Cherry juice key to a good night’s sleep


A glass of cherry juice every morning is believed to boost sleep time for older people by 90 minutes and is a better alternative to sleeping pills, research suggests.

Two glasses a day of cherry juice can ensure a better night’s sleep, according to a new study.

Among older people, a glass of the juice every morning and evening can boost sleep time by nearly 90 minutes.
Researchers gave participants cherry juice every day over two weeks to discover its affect on people who suffer from insomnia.
Insomnia is a common health problem among older adults, affecting up to one in three people over 65. It is defined as trouble sleeping on average more than three nights per week. If long-lasting, it can seriously damage health.
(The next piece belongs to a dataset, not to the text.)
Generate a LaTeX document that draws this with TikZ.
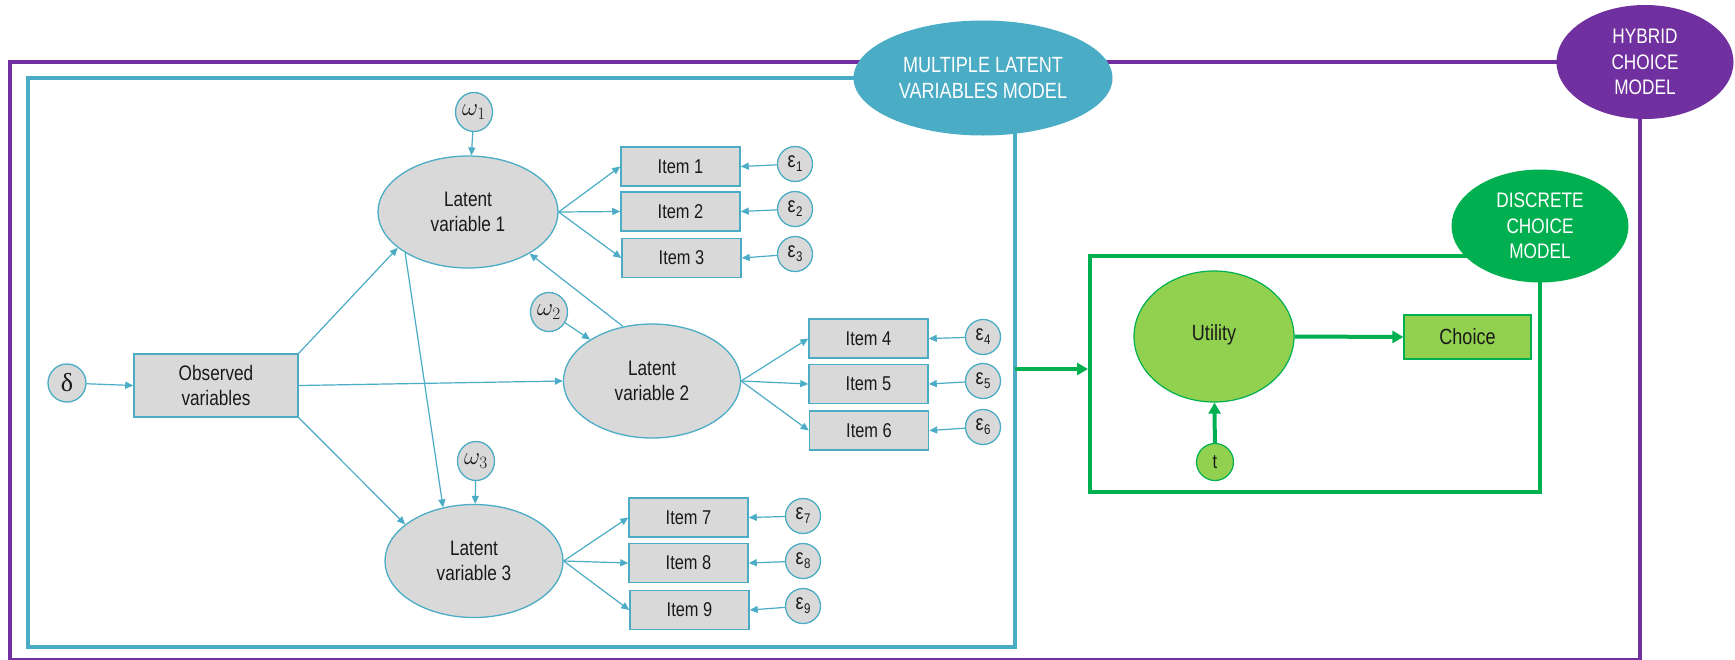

It is linked to a higher chance of long-term pain, high blood pressure, diabetes, a decline of mental functions and even dementia.

Dr Frank Greenway, the study leader, of Louisiana State University, warned against older people taking sleeping pills to combat insomnia. He said that such medications, “quadruple the risk of falling, which can lead to broken hips and, often, earlier death”.

In an experiment, seven adults with an average age of 68 with insomnia drank eight ounces of cherry juice twice daily for two weeks, followed by a two-week break, then two weeks when they took a placebo drink.
They were observed to see how quickly they fell asleep and how long they stayed sleeping. Participants also completed questionnaires related to sleep, fatigue, depression and anxiety.

Researchers found that those who drank a sour cherry juice in the morning and at night were able to sleep an average of 84 minutes more each night, compared to those who drank a placebo. In addition, their sleep was less disrupted.

Sour cherries are a natural source of melatonin, a hormone that helps regulate the sleep-wake cycle.
The study team believe the naturally occurring red pigments in sour cherry juice, known as proanthocyanidins, also play a role because they produce chemicals that help with sleep.

The findings were presented at the annual meeting of the American Society of Nutrition in San Diego, California.